The Type 35 was phenomenally successful, winning over 1,000 races in its time. It took the Grand Prix World Championship in 1926 after winning 351 races and setting 47 records in the two prior years. At its height, Type 35s averaged 14 race wins per week. Bugatti won the Targa Florio for five consecutive years, from 1925 through 1929, with the Type 35.

Type 35

The original model, introduced at the Grand Prix of Lyon on August 3, 1924, used an evolution of the 3-valve 2.0 L (1991 cc/121 in³) overhead cam straight-8 engine first seen on the Type 29. Bore was 60 mm and stroke was 88 mm as on many previous Bugatti models. 96 examples were produced.

This new powerplant featured five main bearings with an unusual ball bearing system. This allowed the engine to rev to 6000 rpm, and 90 hp (67 kW) was reliably produced. Solid axles with leaf springs were used front and rear, and drum brakes at back, operated by cables, were specified. Alloy wheels were a novelty, as was the hollow front axle for reduced unsprung weight. A second feature of the Type 35 that was to become a Bugatti trademark was passing the springs through the front axle rather than simply U-bolting them together as was done on their earlier cars.

A rare version was de-bored (to 52 mm) for a total displacement of 1.5 L (1494 cc/91 in³). There are two of these rare cars in New Zealand.

Type 35A

A less expensive version of the Type 35 appeared in May, 1925. The factory's Type 35A name was ignored by the public, who nicknamed it "Tecla" after a famous maker of imitation jewelry.
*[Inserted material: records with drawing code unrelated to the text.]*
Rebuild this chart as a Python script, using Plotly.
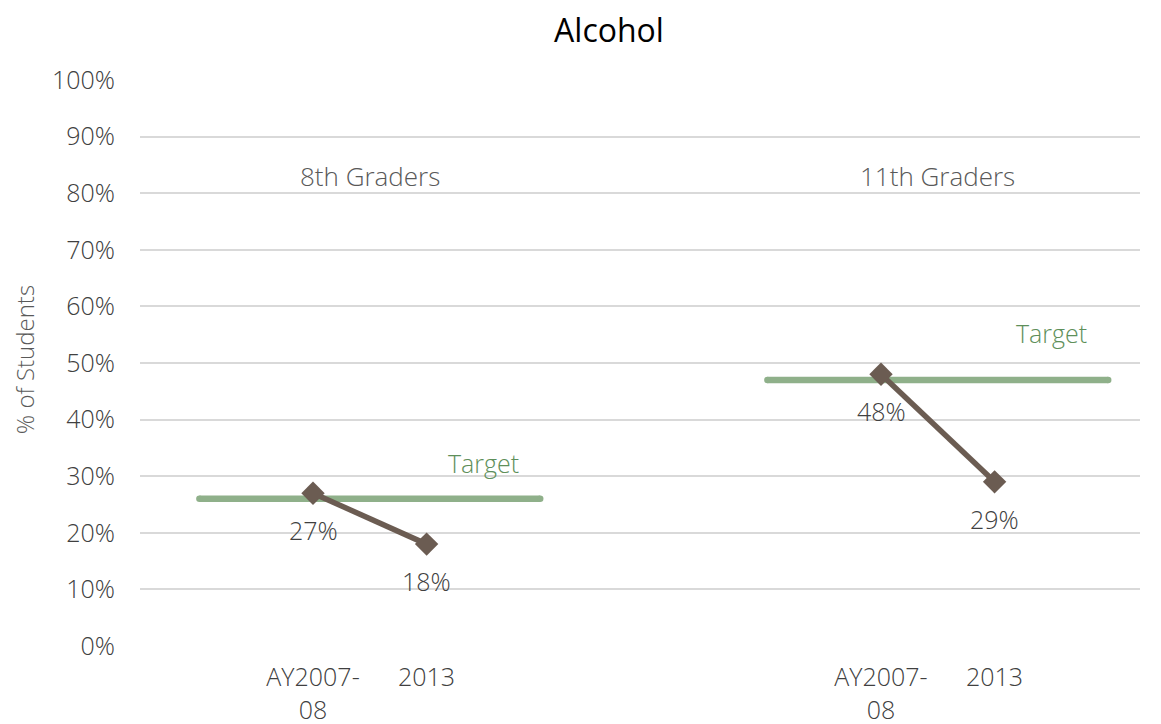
import plotly.graph_objects as go

# ---- data ----
groups = ["8th Graders", "11th Graders"]
periods = ["AY2007-<br>08", "2013"]
values_8th = [27, 18]
values_11th = [48, 29]
targets = [26, 47]
x_8th = [1.5, 2.5]
x_11th = [6.5, 7.5]
target_span_8th = [0.5, 3.5]
target_span_11th = [5.5, 8.5]
group_centers = [2.0, 7.0]
group_label_y = [83, 83]
target_label_x = [3.0, 8.0]
target_label_y = [32.3, 55.3]
y_ticks = list(range(0, 101, 10))

FONT = "Open Sans"
LINE_C = "#6b5c52"
TARGET_C = "#8fb08a"
TARGET_TXT = "#5e8f5a"
AXIS_TXT = "#404040"
GROUP_TXT = "#595959"

fig = go.Figure()

# target lines (circle markers at ends mimic round caps)
for span, t in zip([target_span_8th, target_span_11th], targets):
    fig.add_trace(go.Scatter(
        x=span, y=[t, t], mode="lines+markers",
        line=dict(color=TARGET_C, width=6.5),
        marker=dict(symbol="circle", size=6.5, color=TARGET_C),
        hoverinfo="skip", showlegend=False))

# data series
for xs, vals in zip([x_8th, x_11th], [values_8th, values_11th]):
    fig.add_trace(go.Scatter(
        x=xs, y=vals, mode="lines+markers",
        line=dict(color=LINE_C, width=5.5),
        marker=dict(symbol="diamond", size=18, color=LINE_C),
        showlegend=False))

annotations = []
for xs, vals in zip([x_8th, x_11th], [values_8th, values_11th]):
    for x, v in zip(xs, vals):
        annotations.append(dict(
            x=x, y=v, xref="x", yref="y", text=f"{v}%", showarrow=False,
            yshift=-37, font=dict(family=FONT, size=25, color=AXIS_TXT, weight=300)))
for g, gx, gy in zip(groups, group_centers, group_label_y):
    annotations.append(dict(
        x=gx, y=gy, xref="x", yref="y", text=g, showarrow=False,
        font=dict(family=FONT, size=26, color=GROUP_TXT, weight=300)))
for tx, ty in zip(target_label_x, target_label_y):
    annotations.append(dict(
        x=tx, y=ty, xref="x", yref="y", text="Target", showarrow=False,
        font=dict(family=FONT, size=25, color=TARGET_TXT, weight=300)))
# y-axis title
annotations.append(dict(
    x=-0.116, y=0.505, xref="paper", yref="paper", text="% of Students",
    textangle=-90, showarrow=False, xanchor="center", yanchor="middle",
    font=dict(family=FONT, size=24, color=GROUP_TXT, weight=300)))

tickvals = x_8th + x_11th
ticktext = periods + periods

fig.update_layout(
    width=1153, height=716,
    margin=dict(l=132, r=21, t=72, b=78),
    paper_bgcolor="white", plot_bgcolor="white",
    font=dict(family=FONT, color=AXIS_TXT, weight=300),
    title=dict(text="Alcohol", x=0.469, xref="paper", xanchor="center",
               y=0.968, yref="container", yanchor="middle",
               font=dict(family=FONT, size=32, color="#000000", weight=400)),
    annotations=annotations,
    xaxis=dict(range=[-0.023, 8.78], tickvals=tickvals, ticktext=ticktext,
               showgrid=False, zeroline=False, showline=False, ticks="",
               tickfont=dict(family=FONT, size=25, color=AXIS_TXT, weight=300),
               ticklabelstandoff=14, automargin=False, fixedrange=True),
    yaxis=dict(range=[0, 100], tickvals=y_ticks,
               ticktext=[f"{v}%" for v in y_ticks],
               showgrid=True, gridcolor="#d9d9d9", gridwidth=1.5,
               zeroline=False, showline=False, ticks="",
               tickfont=dict(family=FONT, size=25, color=AXIS_TXT, weight=300),
               ticklabelstandoff=24, automargin=False,
               fixedrange=True),
)

fig.write_html("out.html")
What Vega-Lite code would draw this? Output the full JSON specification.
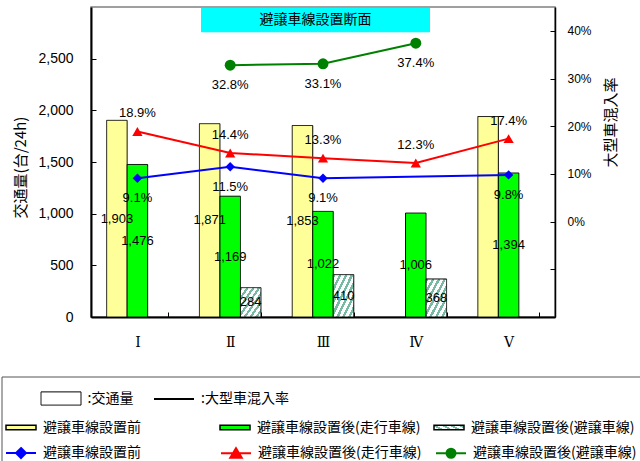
{
  "$schema": "https://vega.github.io/schema/vega-lite/v6.json",
  "autosize": {"type": "none"},
  "padding": {"left": 91, "top": 7, "right": 85, "bottom": 144},
  "width": 464,
  "height": 310,
  "background": "white",
  "config": {
    "font": "Liberation Sans",
    "view": {"stroke": null},
    "axis": {"grid": false, "domainColor": "black", "tickColor": "black", "labelColor": "black", "titleColor": "black", "titleFontWeight": "normal"},
    "legend": {"padding": 0, "labelFont": "Noto Sans CJK JP", "labelFontSize": 14, "labelColor": "black", "labelLimit": 400}
  },
  "view": {"stroke": "#808080", "strokeWidth": 1.5},
  "datasets": {
    "traffic": [
      {"section": "Ⅰ", "measure": "交通量", "series": "避譲車線設置前", "value": 1903},
      {"section": "Ⅰ", "measure": "交通量", "series": "避譲車線設置後(走行車線)", "value": 1476},
      {"section": "Ⅱ", "measure": "交通量", "series": "避譲車線設置前", "value": 1871},
      {"section": "Ⅱ", "measure": "交通量", "series": "避譲車線設置後(走行車線)", "value": 1169},
      {"section": "Ⅱ", "measure": "交通量", "series": "避譲車線設置後(避譲車線)", "value": 284},
      {"section": "Ⅲ", "measure": "交通量", "series": "避譲車線設置前", "value": 1853},
      {"section": "Ⅲ", "measure": "交通量", "series": "避譲車線設置後(走行車線)", "value": 1022},
      {"section": "Ⅲ", "measure": "交通量", "series": "避譲車線設置後(避譲車線)", "value": 410},
      {"section": "Ⅳ", "measure": "交通量", "series": "避譲車線設置後(走行車線)", "value": 1006},
      {"section": "Ⅳ", "measure": "交通量", "series": "避譲車線設置後(避譲車線)", "value": 368},
      {"section": "Ⅴ", "measure": "交通量", "series": "避譲車線設置前", "value": 1940},
      {"section": "Ⅴ", "measure": "交通量", "series": "避譲車線設置後(走行車線)", "value": 1394},
      {"section": "Ⅰ", "measure": "大型車混入率", "series": "避譲車線設置前", "value": 0.091},
      {"section": "Ⅱ", "measure": "大型車混入率", "series": "避譲車線設置前", "value": 0.115},
      {"section": "Ⅲ", "measure": "大型車混入率", "series": "避譲車線設置前", "value": 0.091},
      {"section": "Ⅴ", "measure": "大型車混入率", "series": "避譲車線設置前", "value": 0.098},
      {"section": "Ⅰ", "measure": "大型車混入率", "series": "避譲車線設置後(走行車線)", "value": 0.189},
      {"section": "Ⅱ", "measure": "大型車混入率", "series": "避譲車線設置後(走行車線)", "value": 0.144},
      {"section": "Ⅲ", "measure": "大型車混入率", "series": "避譲車線設置後(走行車線)", "value": 0.133},
      {"section": "Ⅳ", "measure": "大型車混入率", "series": "避譲車線設置後(走行車線)", "value": 0.123},
      {"section": "Ⅴ", "measure": "大型車混入率", "series": "避譲車線設置後(走行車線)", "value": 0.174},
      {"section": "Ⅱ", "measure": "大型車混入率", "series": "避譲車線設置後(避譲車線)", "value": 0.328},
      {"section": "Ⅲ", "measure": "大型車混入率", "series": "避譲車線設置後(避譲車線)", "value": 0.331},
      {"section": "Ⅳ", "measure": "大型車混入率", "series": "避譲車線設置後(避譲車線)", "value": 0.374}
    ],
    "sections": [
      {"span": "Ⅲ", "caption": "避譲車線設置断面"}
    ]
  },
  "data": {"name": "traffic"},
  "encoding": {
    "x": {
      "field": "section", "type": "nominal",
      "scale": {"paddingInner": 0.337, "paddingOuter": 0.1685},
      "axis": {"title": null, "tickBand": "extent", "tickSize": -5, "labelFont": "DejaVu Serif", "labelFontSize": 14, "labelPadding": 23, "labelAngle": 0, "domainWidth": 2}
    }
  },
  "layer": [
    {
      "layer": [
        {
          "transform": [{"filter": "datum.measure === '交通量'"}],
          "mark": {"type": "bar", "stroke": "black", "strokeWidth": 1},
          "encoding": {
            "xOffset": {"field": "series", "type": "nominal", "scale": {"paddingInner": 0}},
            "y": {
              "field": "value", "type": "quantitative", "stack": null,
              "scale": {"domain": [0, 3000], "nice": false},
              "axis": {"orient": "left", "values": [0, 500, 1000, 1500, 2000, 2500], "format": ",d", "labelFontSize": 14, "labelPadding": 23, "tickSize": -5, "domainWidth": 2, "title": "交通量(台/24h)", "titleFont": "Noto Sans CJK JP", "titleFontSize": 15, "titleX": -71, "titleY": 160, "titleAngle": 270, "titleBaseline": "middle", "titleAlign": "center"}
            },
            "fill": {
              "field": "series", "type": "nominal",
              "scale": {"range": ["#ffff99", "#00ff00", {"expr": "{gradient: 'linear', x1: 0, y1: 0, x2: 1, y2: 1, stops: [{offset: 0, color: '#78b9a4'}, {offset: 0.064, color: '#78b9a4'}, {offset: 0.064, color: '#ffffff'}, {offset: 0.143, color: '#ffffff'}, {offset: 0.143, color: '#78b9a4'}, {offset: 0.207, color: '#78b9a4'}, {offset: 0.207, color: '#ffffff'}, {offset: 0.286, color: '#ffffff'}, {offset: 0.286, color: '#78b9a4'}, {offset: 0.35, color: '#78b9a4'}, {offset: 0.35, color: '#ffffff'}, {offset: 0.429, color: '#ffffff'}, {offset: 0.429, color: '#78b9a4'}, {offset: 0.493, color: '#78b9a4'}, {offset: 0.493, color: '#ffffff'}, {offset: 0.571, color: '#ffffff'}, {offset: 0.571, color: '#78b9a4'}, {offset: 0.636, color: '#78b9a4'}, {offset: 0.636, color: '#ffffff'}, {offset: 0.714, color: '#ffffff'}, {offset: 0.714, color: '#78b9a4'}, {offset: 0.779, color: '#78b9a4'}, {offset: 0.779, color: '#ffffff'}, {offset: 0.857, color: '#ffffff'}, {offset: 0.857, color: '#78b9a4'}, {offset: 0.921, color: '#78b9a4'}, {offset: 0.921, color: '#ffffff'}, {offset: 1, color: '#ffffff'}]}"}]},
              "legend": {
                "orient": "none", "legendX": -86, "legendY": 404.5, "direction": "horizontal", "columns": 3, "gridAlign": "all", "columnPadding": 10, "title": null,
                "symbolType": "M-1,-0.15H1V0.15H-1Z", "symbolSize": 900, "labelOffset": 6,
                "encode": {"symbols": {"update": {"stroke": {"value": "black"}, "strokeWidth": {"value": 1}, "opacity": {"value": 1}}}}
              }
            },
            "strokeDash": {
              "field": "measure", "type": "nominal",
              "scale": {"range": [[1, 0]]},
              "legend": {
                "orient": "none", "legendX": -50.5, "legendY": 371, "title": null,
                "symbolType": "M-1,-0.33H1V0.33H-1Z", "symbolSize": 1600,
                "symbolFillColor": "white", "symbolStrokeColor": "black", "symbolStrokeWidth": 1,
                "labelOffset": 6, "labelExpr": "':' + datum.label",
                "encode": {"symbols": {"update": {"fill": {"value": "white"}, "stroke": {"value": "black"}, "strokeWidth": {"value": 1}, "opacity": {"value": 1}}}}
              }
            }
          }
        },
        {
          "data": {"name": "sections"},
          "mark": {"type": "bar", "width": 229, "xOffset": -7.5, "fill": "#00ffff", "stroke": null},
          "encoding": {
            "x": {"field": "span", "type": "nominal"},
            "y": {"datum": 2990, "type": "quantitative"},
            "y2": {"datum": 2755}
          }
        },
        {
          "data": {"name": "sections"},
          "mark": {"type": "text", "xOffset": -7.5, "font": "Noto Sans CJK JP", "fontSize": 14, "color": "black", "baseline": "middle"},
          "encoding": {
            "x": {"field": "span", "type": "nominal"},
            "y": {"datum": 2872, "type": "quantitative"},
            "text": {"field": "caption"}
          }
        }
      ]
    },
    {
      "transform": [
        {"filter": "datum.measure === '交通量'"},
        {"filter": "!(datum.section === 'Ⅴ' && datum.series === '避譲車線設置前')"}
      ],
      "mark": {"type": "text", "font": "Liberation Sans", "fontSize": 13, "color": "black", "baseline": "middle"},
      "encoding": {
        "xOffset": {"field": "series", "type": "nominal"},
        "y": {"field": "value", "type": "quantitative", "scale": {"domain": [0, 6000], "nice": false}, "axis": null},
        "text": {"field": "value", "type": "quantitative", "format": ","},
        "stroke": {
          "field": "value", "type": "quantitative",
          "scale": {"range": ["transparent", "transparent"]},
          "legend": {
            "orient": "none", "legendX": -89, "legendY": 370, "direction": "horizontal", "title": null,
            "gradientLength": 660, "gradientThickness": 100,
            "gradientStrokeColor": "#555555", "gradientStrokeWidth": 1,
            "labelExpr": "''"
          }
        }
      }
    },
    {
      "layer": [
        {
          "transform": [{"filter": "datum.measure === '大型車混入率'"}],
          "mark": {"type": "line", "strokeWidth": 2},
          "encoding": {
            "y": {
              "field": "value", "type": "quantitative",
              "scale": {"domain": [-0.2, 0.45], "nice": false, "zero": false},
              "axis": {"orient": "right", "values": [-0.2, -0.1, 0, 0.1, 0.2, 0.3, 0.4], "labelExpr": "datum.value < -0.001 ? '' : format(datum.value, '.0%')", "labelFontSize": 12, "labelPadding": 17, "tickSize": -5, "domainWidth": 1.5, "title": "大型車混入率", "titleFont": "Noto Sans CJK JP", "titleFontSize": 15, "titleX": 55, "titleY": 115, "titleAngle": 270, "titleBaseline": "middle", "titleAlign": "center"}
            },
            "color": {
              "field": "series", "type": "nominal",
              "scale": {"range": ["#0000ff", "#ff0000", "#008000"]},
              "legend": {
                "orient": "none", "legendX": -86, "legendY": 430, "direction": "horizontal", "columns": 3, "gridAlign": "all", "columnPadding": 10, "title": null,
                "symbolSize": 900, "labelOffset": 6,
                "encode": {"symbols": {"update": {
                  "shape": {"signal": "datum.value === '避譲車線設置前' ? 'M-1,0H1M0,-0.33L0.33,0L0,0.33L-0.33,0Z' : datum.value === '避譲車線設置後(走行車線)' ? 'M-1,0H1M0,-0.33L0.38,0.3L-0.38,0.3Z' : 'M-1,0H1M0.3,0A0.3,0.3,0,1,1,-0.3,0A0.3,0.3,0,1,1,0.3,0Z'"},
                  "fill": {"scale": "color", "field": "value"},
                  "stroke": {"scale": "color", "field": "value"},
                  "strokeWidth": {"value": 2},
                  "opacity": {"value": 1}
                }}}
              }
            },
            "strokeWidth": {
              "field": "measure", "type": "ordinal",
              "scale": {"range": [2, 2]},
              "legend": {
                "orient": "none", "legendX": 62, "legendY": 371, "title": null,
                "symbolType": "M-1,0H1", "symbolSize": 1600,
                "symbolStrokeColor": "black", "symbolStrokeWidth": 3,
                "labelOffset": 6, "labelExpr": "':' + datum.label",
                "encode": {"symbols": {"update": {"stroke": {"value": "black"}, "strokeWidth": {"value": 3}, "opacity": {"value": 1}}}}
              }
            }
          }
        },
        {
          "transform": [{"filter": "datum.measure === '大型車混入率'"}],
          "mark": {"type": "point", "filled": true, "opacity": 1},
          "encoding": {
            "y": {"field": "value", "type": "quantitative"},
            "color": {"field": "series", "type": "nominal"},
            "shape": {"field": "series", "type": "nominal", "scale": {"range": ["diamond", "triangle-up", "circle"]}, "legend": null},
            "size": {"field": "series", "type": "ordinal", "scale": {"range": [90, 120, 68]}, "legend": null}
          }
        },
        {
          "transform": [{"filter": "datum.measure === '大型車混入率' && datum.series === '避譲車線設置後(走行車線)'"}],
          "mark": {"type": "text", "font": "Liberation Sans", "fontSize": 13, "color": "black", "baseline": "middle", "dy": -18},
          "encoding": {
            "y": {"field": "value", "type": "quantitative"},
            "text": {"field": "value", "type": "quantitative", "format": ".1%"}
          }
        },
        {
          "transform": [{"filter": "datum.measure === '大型車混入率' && datum.series !== '避譲車線設置後(走行車線)'"}],
          "mark": {"type": "text", "font": "Liberation Sans", "fontSize": 13, "color": "black", "baseline": "middle", "dy": 20},
          "encoding": {
            "y": {"field": "value", "type": "quantitative"},
            "text": {"field": "value", "type": "quantitative", "format": ".1%"}
          }
        }
      ]
    }
  ],
  "resolve": {"scale": {"y": "independent"}}
}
The Tecla's engine used three plain bearings, smaller valves, and coil ignition like the Type 30. While this decreased maintenance requirements, it also reduced output. 139 of the Type 35As were sold.

Type 35C

The Type 35C featured a Roots supercharger, despite Ettore Bugatti's disdain for forced induction. Output was nearly 128 hp (95 kW) with a single Zenith carburettor. Type 35Cs won the 1928 and 1930 French Grand Prix. Fifty examples left the factory.

Type 35T

For 1926, Bugatti introduced a special model for his new Targa Florio race. Called the Type 35T officially, it soon became known as the Targa Florio. Engine displacement was up to 2.3 L (2262 cc/138 in³) with a longer 100 mm stroke. Grand Prix rule changes limiting capacity to 2.0 L limited the appeal of this model at the time with just thirteen produced.

Type 35B

The final version of the Type 35 series was the Type 35B of 1927. Originally named Type 35TC, it shared the 2.3 L engine of the Type 35T but added a large supercharger like the Type 35C. Output was 138 hp (102 kW), and 45 examples were made. A Type 35B won the 1929 French Grand Prix.